Colecciones de artistas
La exposición 'El gabinete secreto' ha jugado a repensar y reproducir el mundo interior y personal de Miquel Navarro a partir de las piezas de su colección
El artista belga Marcel Broodthaers dijo en cierta ocasión que se había convertido en artista porque no podía ser coleccionista. Quizás por eso ideó un museo sin visitantes y sin obras. Por el contrario, Degas, el rico heredero, atesoró miles de cuadros, grabados y dibujos de algunos de los maestros clásicos en los cuales se miraba —Delacroix, Ingres o Daumier— y de sus contemporáneos —Manet, Cézanne, Gauguin y Mary Cassatt—, además de esas estampas japonesas que fueron esenciales para toda una generación.
Otra de las grandes colecciones de artista, la de Warhol, se hizo pública a su muerte —igual que la del propio Degas o la de Breton— y entonces, justo al contrario de lo que ocurrió con el desvelamiento de los tesoros de Degas en 1918, nadie entendió por qué Warhol había acumulado todo lo que en sus obras despojaba; una cantidad impresionante de antigüedades y objetos variados que traían a la memoria Ciudadano Kane. Por el contrario, Kirchner, sin tantos recursos económicos, construyó objetos simulando exotismos para decorar su estudio, mientras Dalí y Gala inventaron un mundo obsesivo en el cual, al final, se coleccionaban a sí mismos.
En todo caso y pese a las diferentes fórmulas, encontrarse frente a frente con la colección de un artista —escritor, arquitecto…— es tener la oportunidad de repensar sus propuestas creativas, entrar un poco más en su memoria y sus deseos; encontrar explicaciones a los secretos incluso; o, sencillamente, abrir el camino a ciertas cuestiones no tan evidentes en los recorrido habituales -ya se sabe que las colecciones acaban por develarlo todo.
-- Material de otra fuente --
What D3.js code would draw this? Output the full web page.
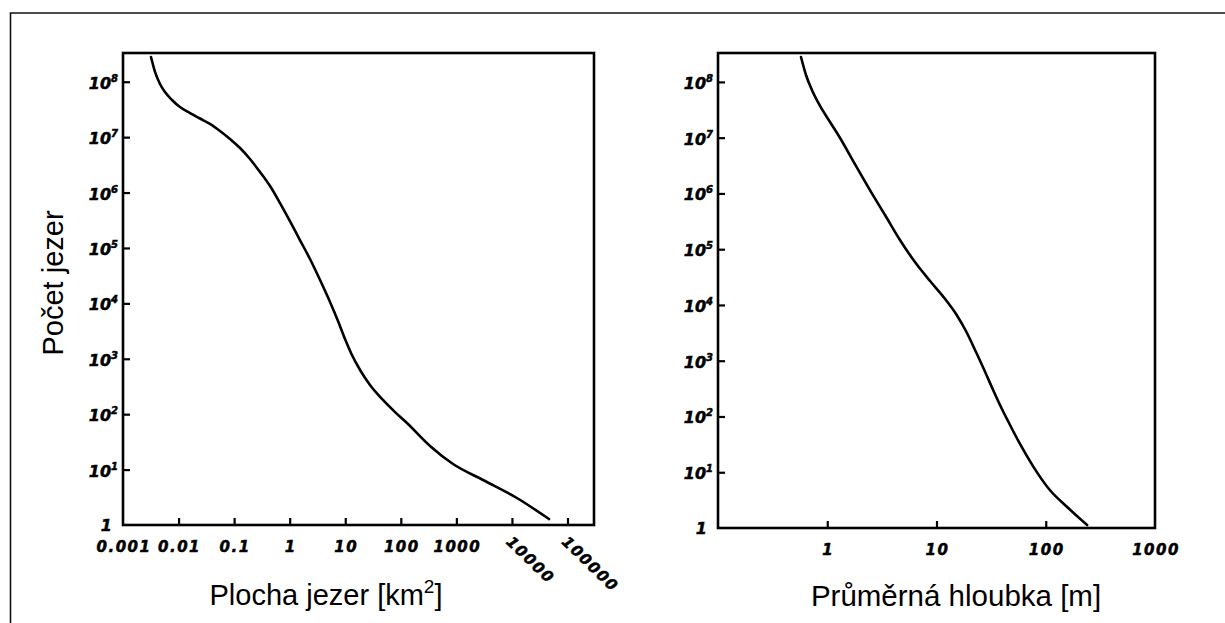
<!DOCTYPE html>
<html>
<head>
<meta charset="utf-8">
<script src="https://cdn.jsdelivr.net/npm/d3@7"></script>
<style>
  html, body { margin: 0; padding: 0; background: #fff; }
  svg { display: block; }
  .tick-label { font-family: "DejaVu Sans", sans-serif; font-weight: bold; font-style: italic; fill: #000; stroke: #000; stroke-width: 0.5px; }
  .title { font-family: "Liberation Sans", Arial, sans-serif; fill: #000; }
</style>
</head>
<body>
<svg id="chart" width="1225" height="623"></svg>
<script>
// ---- Data ----
const areaX     = [0.00319, 0.00377, 0.00463, 0.00570, 0.00762, 0.0106, 0.0161, 0.0243, 0.0368, 0.0557, 0.0843, 0.128, 0.193, 0.292, 0.443, 0.670, 1.01, 1.53, 2.32, 3.52, 5.32, 7.41, 9.91, 13.2, 18.5, 27.9, 45.9, 78.7, 129, 336, 871, 3020, 12300, 46500];
const areaCount = [2.79e8, 1.50e8, 9.10e7, 6.52e7, 4.68e7, 3.50e7, 2.72e7, 2.17e7, 1.73e7, 1.29e7, 9.25e6, 6.37e6, 4.03e6, 2.35e6, 1.31e6, 6.47e5, 3.06e5, 1.39e5, 6.32e4, 2.64e4, 1.06e4, 4.81e3, 2.27e3, 1.17e3, 627, 336, 188, 109, 69.3, 26.7, 12.6, 6.49, 3.07, 1.28];

const depthX     = [0.575, 0.639, 0.724, 0.859, 1.06, 1.31, 1.79, 2.46, 3.38, 4.63, 6.35, 8.73, 12.0, 15.1, 18.6, 23.0, 28.4, 33.6, 38.9, 45.1, 58.1, 76.4, 109, 157, 239];
const depthCount = [2.80e8, 1.33e8, 7.16e7, 3.70e7, 1.91e7, 9.87e6, 3.37e6, 1.15e6, 4.10e5, 1.46e5, 5.89e4, 2.69e4, 1.28e4, 6.89e3, 3.41e3, 1.43e3, 578, 275, 148, 83.0, 32.1, 12.9, 4.80, 2.38, 1.13];

const countTicks = [1, 1e1, 1e2, 1e3, 1e4, 1e5, 1e6, 1e7, 1e8];
const countExponents = [0, 1, 2, 3, 4, 5, 6, 7, 8];

const areaTicks = [0.001, 0.01, 0.1, 1, 10, 100, 1000, 10000, 100000];
const areaTickLabels = ["0.001", "0.01", "0.1", "1", "10", "100", "1000", "10000", "100000"];

const depthTicks = [1, 10, 100, 1000];
const depthTickLabels = ["1", "10", "100", "1000"];

const yLabel = "Počet jezer";
const areaTitle = "Plocha jezer [km";
const depthTitle = "Průměrná hloubka [m]";

// ---- Drawing ----
const svg = d3.select("#chart");

// outer frame (left and top edges visible)
svg.append("path")
  .attr("d", "M10.5,630 L10.5,13 L1240,13")
  .attr("fill", "none").attr("stroke", "#111").attr("stroke-width", 1.6);

function panel(opts) {
  const { x0, x1, yTop, yBot, xDomain, yDomain, xs, ys, xTicks, xLabels, rotateFrom } = opts;
  const x = d3.scaleLog().domain(xDomain).range([x0, x1]);
  const y = d3.scaleLog().domain(yDomain).range([yBot, yTop]);
  const g = svg.append("g");

  // frame
  g.append("rect")
    .attr("x", x0).attr("y", yTop).attr("width", x1 - x0).attr("height", yBot - yTop)
    .attr("fill", "none").attr("stroke", "#000").attr("stroke-width", 2.6);

  // y axis ticks (inward)
  const ya = g.append("g").attr("transform", `translate(${x0},0)`)
    .call(d3.axisLeft(y).tickValues(countTicks.slice(1)).tickSize(-7).tickFormat(() => ""));
  ya.select(".domain").remove();
  ya.selectAll(".tick line").attr("stroke", "#000").attr("stroke-width", 2.2);

  // x axis ticks (inward)
  const xa = g.append("g").attr("transform", `translate(0,${yBot})`)
    .call(d3.axisBottom(x).tickValues(xTicks.filter(v => x(v) > x0 + 2 && x(v) < x1 - 2)).tickSize(-7).tickFormat(() => ""));
  xa.select(".domain").remove();
  xa.selectAll(".tick line").attr("stroke", "#000").attr("stroke-width", 2.2);

  // y labels with superscripts
  countTicks.forEach((v, i) => {
    const e = countExponents[i];
    if (e === 0) {
      g.append("text").attr("class", "tick-label")
        .attr("x", x0 - 11).attr("y", y(v) + 6)
        .attr("text-anchor", "end").attr("font-size", 16).text("1");
    } else {
      const t = g.append("text").attr("class", "tick-label")
        .attr("x", x0 - 5).attr("y", y(v) + 7)
        .attr("text-anchor", "end").attr("font-size", 16);
      t.append("tspan").text("10");
      t.append("tspan").attr("font-size", 10).attr("dy", -7).text(String(e));
    }
  });

  // x labels
  xTicks.forEach((v, i) => {
    const px = x(v);
    if (i >= rotateFrom) {
      g.append("text").attr("class", "tick-label")
        .attr("font-size", 15).attr("letter-spacing", "1.5px")
        .attr("transform", `translate(${px - 3},${yBot + 14}) rotate(44)`)
        .attr("text-anchor", "start").attr("dy", "0.35em")
        .text(xLabels[i]);
    } else {
      g.append("text").attr("class", "tick-label")
        .attr("font-size", 15).attr("letter-spacing", "1.5px")
        .attr("x", px + 1).attr("y", yBot + 27)
        .attr("text-anchor", "middle").text(xLabels[i]);
    }
  });

  // curve
  const pts = xs.map((d, i) => [d, ys[i]]);
  g.append("path").datum(pts)
    .attr("fill", "none").attr("stroke", "#000").attr("stroke-width", 2.6)
    .attr("stroke-linecap", "round").attr("stroke-linejoin", "round")
    .attr("d", d3.line().x(d => x(d[0])).y(d => y(d[1])).curve(d3.curveMonotoneX));
  return { x, y };
}

panel({
  x0: 123, x1: 594, yTop: 53, yBot: 525,
  xDomain: [0.001, 3e5], yDomain: [1, 3.3e8],
  xs: areaX, ys: areaCount,
  xTicks: areaTicks, xLabels: areaTickLabels, rotateFrom: 7
});

panel({
  x0: 718, x1: 1155, yTop: 53, yBot: 528,
  xDomain: [0.1, 1000], yDomain: [1, 3.3e8],
  xs: depthX, ys: depthCount,
  xTicks: depthTicks, xLabels: depthTickLabels, rotateFrom: 99
});

// axis titles
svg.append("text").attr("class", "title")
  .attr("transform", "translate(63,283) rotate(-90)")
  .attr("text-anchor", "middle").attr("font-size", 29).text(yLabel);

const at = svg.append("text").attr("class", "title")
  .attr("x", 326).attr("y", 605).attr("text-anchor", "middle").attr("font-size", 29);
at.append("tspan").text(areaTitle);
at.append("tspan").attr("font-size", 19).attr("dy", -12).text("2");
at.append("tspan").attr("dy", 12).text("]");

svg.append("text").attr("class", "title")
  .attr("x", 956).attr("y", 606).attr("text-anchor", "middle").attr("font-size", 29.5)
  .text(depthTitle);
</script>
</body>
</html>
Es la sensación que el visitante tiene en una muestra pequeña y exquisita que se presenta ahora en el IVAM. El gabinete secreto ha jugado a repensar y reproducir el mundo interior y personal de Miquel Navarro a partir de las piezas de su colección —arte del continente africano, robots de plástico, restos arqueológicos, cactus…—. Así, confrontada la colección personal con sus bocetos, terracotas y obras de pequeño formato en los fondos del museo, se establece una inesperada línea de continuidad entre dichas piezas y cierta faceta erótica a menudo camuflada por la contundencia de sus ciudades, a través de las cuales a menudo se define a Navarro.
De pronto, el deseo se hace evidente en la obsesión por las formas y los dibujos, a menudo abiertamente sexuales y que, junto a esas piezas del origen —para Navarro las estampas japonesas de Degas—, devuelven al artista a algo parecido a un curioso “país natal”, al modo de Césaire. Se trata de una revelación inesperada, una sorpresa que, sin embargo, restituye a un artista extrañamente vulnerable que, en el montaje audaz, funde el origen y las reflexiones sobre el origen - la propia colección y la obra- de un modo inesperado y poderoso que nos lleva a repensar la mirada misma. Tal vez Navarro también se ha coleccionado a sí mismo.